Reviewing Lawrence H. Summers’s Review of Piketty IV: Combatting Inequality on Many Fronts: Tuesday Focus: May 27, 2014

Mark Thoma sends us to Larry Summers at Michael Tomasky’s Democracy Journal:

Lawrence H. Summers: The Inequality Puzzle: “His policy recommendations are unworldly….

Success in combating inequality will require addressing the myriad devices that enable those with great wealth to avoid paying income and estate taxes. It is sobering to contemplate that in the United States, annual estate and gift tax revenues come to less than 1 percent of the wealth of just the 400 wealthiest Americans. With respect to taxation, as so much else in life, the real scandal is not the illegal things people do-—it is the things that are legal. And second, such efforts are likely to require international cooperation if they are to be effective in a world where capital is ever more mobile….

Beyond taxation, however, there is, one would hope, more than Piketty acknowledges that can be done to make it easier to raise middle-class incomes and to make it more difficult to accumulate great fortunes without requiring great social contributions in return… vigorous enforcement of antimonopoly laws, reductions in excessive protection for intellectual property… profit-sharing schemes that benefit workers and give them a stake in wealth accumulation, increased investment of government pension resources in riskier high-return assets, strengthening of collective bargaining arrangements, and improvements in corporate governance… the strengthening of financial regulation… an easing of land-use restrictions that cause the real estate of the rich in major metropolitan areas to keep rising in value…

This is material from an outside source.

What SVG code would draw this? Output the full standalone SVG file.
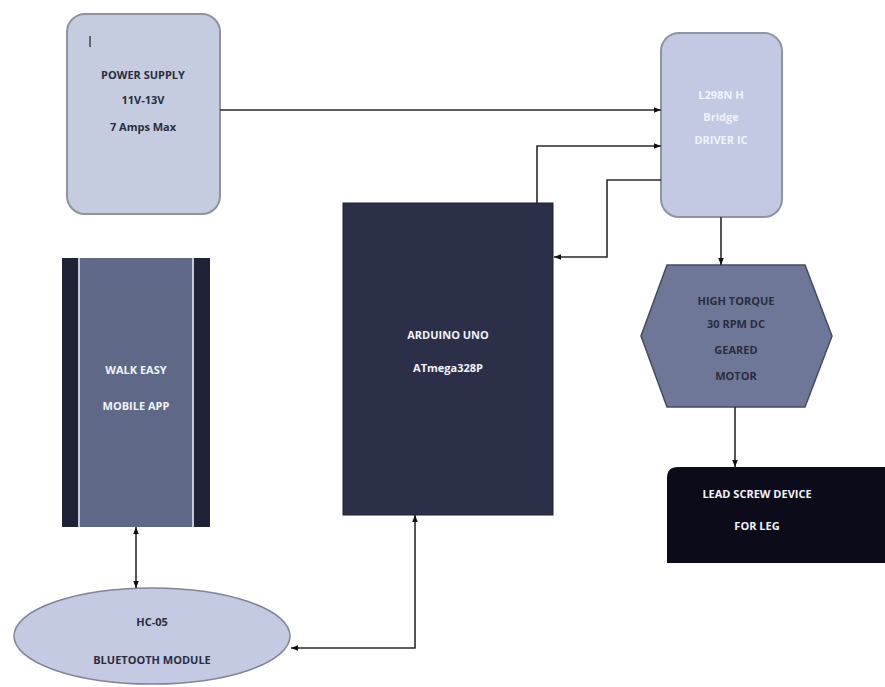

What policies are necessary to keep us from sliding into Thomas Piketty’s high-capital semi-dystopia? Piketty focuses on one tool: A progressive global wealth tax. Summers envisions a much broader-front campaign against the return of Belle Époque inheritance plutocracy:

  1. The war on rent-seeking–in the form of NIMBY urban land-use restrictions, financial regulatory loopholes, corporate control malfunctions, intellectual property, market power, tax-code loopholes, and so forth.

  2. The war for mass middle-class savings–both through tightly-constrained private investments so people don’t buy high and sell low, and using the state as an intermediary.

  3. The war for mass middle-class capital ownership–through profit-sharing schemes, unionization, “share economy”, etc.

  4. The war for devolution: the return of Andrew Carnegie’s effort to make it uncool to let your children become plutocrats, and to make success at social welfare-enhancing philanthropy the principal source of status among the superrich.

  5. The war for worker bargaining-power–via education, unionization, etc.

All of these are certainly well worth fighting. Thomas Piketty, however, would say that your chances of winning any of them are very low unless you start with a highly-progressive tax in order to curb the power of the rich to order politics in their interest. Piketty is, remember, taking the French Third Republic as a model: a strongly egalitarian politics and culture, but no tolerance for taxation of property at all.

Thus Thomas–and I–would say that we don’t quite understand the relative lack of enthusiasm. Why doesn’t Larry say, strongly and stridently: “A more unequal pre-tax distribution of wealth produces a more progressive optimal tax system, and as our pre-tax distribution has gotten a lot more unequal the optimal tax system has gotten a lot more progressive”?